Write out the full set of records exactly. Any pictures in them do not belong in the copy.

%%

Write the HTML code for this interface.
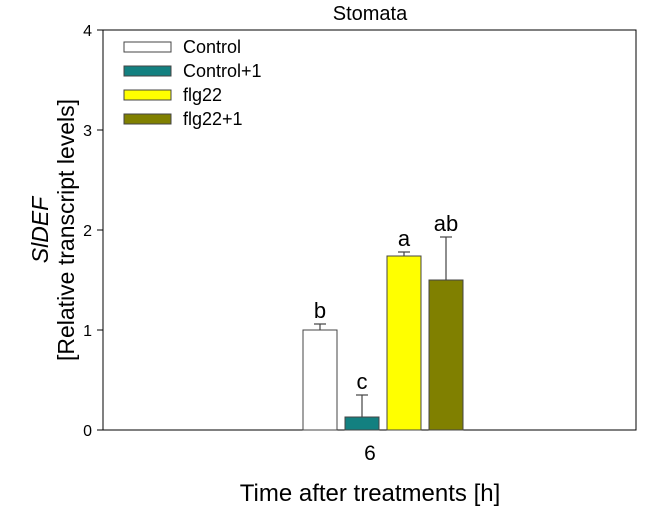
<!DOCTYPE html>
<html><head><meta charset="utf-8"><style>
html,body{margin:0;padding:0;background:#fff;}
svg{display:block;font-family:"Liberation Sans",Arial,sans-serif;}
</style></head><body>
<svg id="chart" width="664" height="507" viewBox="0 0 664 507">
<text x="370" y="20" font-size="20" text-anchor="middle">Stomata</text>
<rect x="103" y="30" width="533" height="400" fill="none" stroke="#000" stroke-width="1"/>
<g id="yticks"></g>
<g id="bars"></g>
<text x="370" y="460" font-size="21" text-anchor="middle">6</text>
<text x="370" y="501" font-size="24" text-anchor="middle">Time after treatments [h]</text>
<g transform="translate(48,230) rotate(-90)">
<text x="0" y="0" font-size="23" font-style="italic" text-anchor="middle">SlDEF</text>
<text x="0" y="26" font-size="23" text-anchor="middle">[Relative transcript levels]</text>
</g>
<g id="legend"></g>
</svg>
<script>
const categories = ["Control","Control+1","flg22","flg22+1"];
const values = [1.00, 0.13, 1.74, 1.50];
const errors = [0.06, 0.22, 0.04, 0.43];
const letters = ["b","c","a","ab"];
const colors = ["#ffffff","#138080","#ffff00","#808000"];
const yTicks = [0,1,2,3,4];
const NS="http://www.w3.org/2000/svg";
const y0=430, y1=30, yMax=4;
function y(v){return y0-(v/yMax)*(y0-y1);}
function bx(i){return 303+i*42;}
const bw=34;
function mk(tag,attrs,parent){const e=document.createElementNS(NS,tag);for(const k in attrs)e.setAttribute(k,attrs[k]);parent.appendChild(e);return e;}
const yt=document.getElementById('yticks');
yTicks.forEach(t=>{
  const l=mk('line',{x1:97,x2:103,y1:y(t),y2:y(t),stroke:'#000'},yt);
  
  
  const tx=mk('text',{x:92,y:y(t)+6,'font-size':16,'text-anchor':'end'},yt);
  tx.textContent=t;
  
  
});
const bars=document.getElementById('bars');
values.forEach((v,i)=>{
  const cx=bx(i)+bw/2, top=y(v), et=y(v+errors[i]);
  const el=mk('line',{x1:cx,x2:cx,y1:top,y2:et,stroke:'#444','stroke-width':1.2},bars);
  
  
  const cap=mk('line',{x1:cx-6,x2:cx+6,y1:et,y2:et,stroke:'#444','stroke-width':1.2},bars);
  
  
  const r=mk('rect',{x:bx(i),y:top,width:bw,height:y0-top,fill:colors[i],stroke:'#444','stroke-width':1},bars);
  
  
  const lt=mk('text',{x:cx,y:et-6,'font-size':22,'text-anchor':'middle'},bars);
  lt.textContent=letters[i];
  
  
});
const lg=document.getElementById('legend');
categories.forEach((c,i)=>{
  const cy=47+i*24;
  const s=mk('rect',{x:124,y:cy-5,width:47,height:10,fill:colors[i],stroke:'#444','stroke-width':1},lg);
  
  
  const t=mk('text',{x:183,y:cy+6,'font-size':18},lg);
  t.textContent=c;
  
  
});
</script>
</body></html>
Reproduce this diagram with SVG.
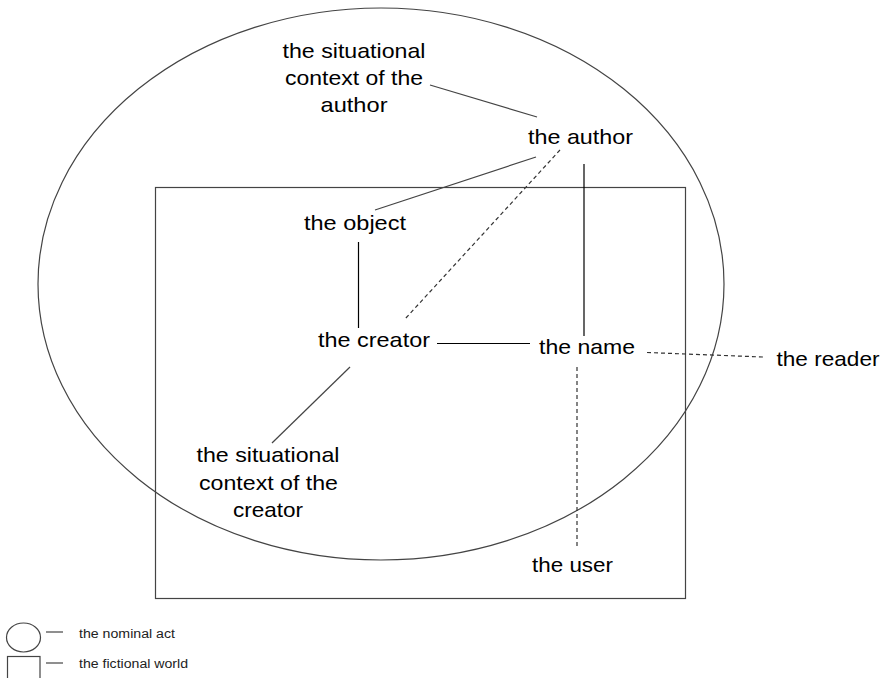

%%

■ Full response
Write the HTML code for this interface.
<!DOCTYPE html>
<html><head><meta charset="utf-8"><style>
html,body{margin:0;padding:0;background:#fff;}
svg{display:block;font-family:"Liberation Sans",Arial,sans-serif;}
</style></head><body>
<svg id="chart" width="664" height="507" viewBox="0 0 664 507">
<text x="370" y="20" font-size="20" text-anchor="middle">Stomata</text>
<rect x="103" y="30" width="533" height="400" fill="none" stroke="#000" stroke-width="1"/>
<g id="yticks"></g>
<g id="bars"></g>
<text x="370" y="460" font-size="21" text-anchor="middle">6</text>
<text x="370" y="501" font-size="24" text-anchor="middle">Time after treatments [h]</text>
<g transform="translate(48,230) rotate(-90)">
<text x="0" y="0" font-size="23" font-style="italic" text-anchor="middle">SlDEF</text>
<text x="0" y="26" font-size="23" text-anchor="middle">[Relative transcript levels]</text>
</g>
<g id="legend"></g>
</svg>
<script>
const categories = ["Control","Control+1","flg22","flg22+1"];
const values = [1.00, 0.13, 1.74, 1.50];
const errors = [0.06, 0.22, 0.04, 0.43];
const letters = ["b","c","a","ab"];
const colors = ["#ffffff","#138080","#ffff00","#808000"];
const yTicks = [0,1,2,3,4];
const NS="http://www.w3.org/2000/svg";
const y0=430, y1=30, yMax=4;
function y(v){return y0-(v/yMax)*(y0-y1);}
function bx(i){return 303+i*42;}
const bw=34;
function mk(tag,attrs,parent){const e=document.createElementNS(NS,tag);for(const k in attrs)e.setAttribute(k,attrs[k]);parent.appendChild(e);return e;}
const yt=document.getElementById('yticks');
yTicks.forEach(t=>{
  const l=mk('line',{x1:97,x2:103,y1:y(t),y2:y(t),stroke:'#000'},yt);
  
  
  const tx=mk('text',{x:92,y:y(t)+6,'font-size':16,'text-anchor':'end'},yt);
  tx.textContent=t;
  
  
});
const bars=document.getElementById('bars');
values.forEach((v,i)=>{
  const cx=bx(i)+bw/2, top=y(v), et=y(v+errors[i]);
  const el=mk('line',{x1:cx,x2:cx,y1:top,y2:et,stroke:'#444','stroke-width':1.2},bars);
  
  
  const cap=mk('line',{x1:cx-6,x2:cx+6,y1:et,y2:et,stroke:'#444','stroke-width':1.2},bars);
  
  
  const r=mk('rect',{x:bx(i),y:top,width:bw,height:y0-top,fill:colors[i],stroke:'#444','stroke-width':1},bars);
  
  
  const lt=mk('text',{x:cx,y:et-6,'font-size':22,'text-anchor':'middle'},bars);
  lt.textContent=letters[i];
  
  
});
const lg=document.getElementById('legend');
categories.forEach((c,i)=>{
  const cy=47+i*24;
  const s=mk('rect',{x:124,y:cy-5,width:47,height:10,fill:colors[i],stroke:'#444','stroke-width':1},lg);
  
  
  const t=mk('text',{x:183,y:cy+6,'font-size':18},lg);
  t.textContent=c;
  
  
});
</script>
</body></html>
Reproduce this diagram with SVG.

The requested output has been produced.